After a Pennsylvania girl took her own life on June 19, her family called out potential bullies in her obituary.
Sadie L. Riggs, 15, hanged herself June 19 after what her family described as a personal struggle. Sadie was seeking counseling and was prescribed medications to deal with her mental instabilities, according to the obituary.
In the obituary, Sadie’s family made it clear she was a troubled soul, but also pointed out that she was certainly pushed by bullies she encountered at school or elsewhere.
"For the bullies involved, please know you were effective in making her feel worthless,” read the obituary, reports Penn Live. “That is all between you and God now, but please know that it is not to late to change your ways."
The obituary also mentioned what appeared to be a complex family dynamic in Sadie's life. She lived with her aunt and her parents were separated. She is survived by seven siblings across three states.
"If you take a minute and look at Sadie's family dynamics you will see that a large percent of the people in her life were not not related to her by blood but she was sent to us by God who knew this child needed a family," it reads. It was not immediately clear how, or if, this played a role in Sadie taking her own life.
"To all the bullies out there, I just want you to know that as much as we despise your actions never, ever do we wish for you to feel the paralyzing pain that engulfs our bodies…" it continued.
The family said Sadie enjoyed playing softball, as well as reading, drawing and listening to music.
"Our hearts are beyond broken. Sadie, it was a privilege to have you in our lives and we will always love you. May you find peace in the arms of God and may we all be kind to one another."
The family ended the obituary with a request.
"In lieu of flowers, the family of Sadie ask that you be kind to one another."

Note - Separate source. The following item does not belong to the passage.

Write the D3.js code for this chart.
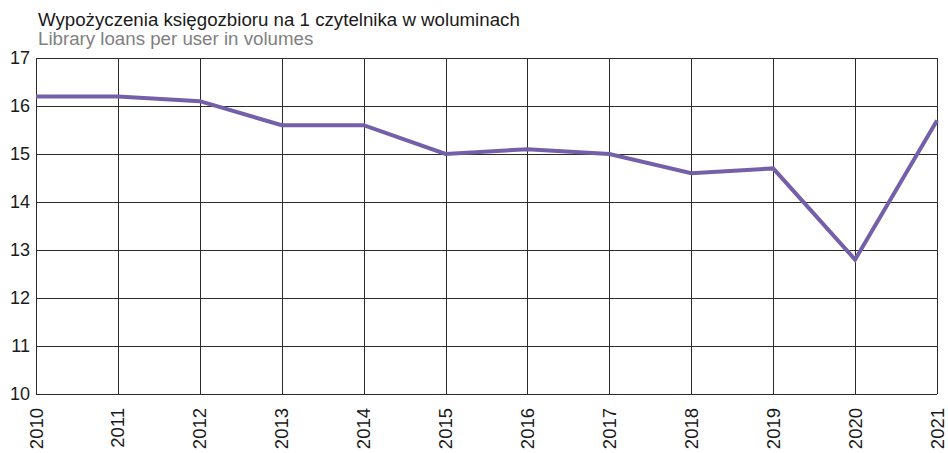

According to The Parent Resource Program, suicide is the second-leading cause of death for children and young adults ages 10-24. It also reports that each day, more than 5,200 children in grades 7-12 in the U.S. attempt suicide.
The Parent Resource Program urges people not to ignore common warning signs from young adults like "I wish I was dead," or, "you'll be sorry when I'm gone," even if they seem to be made in jest.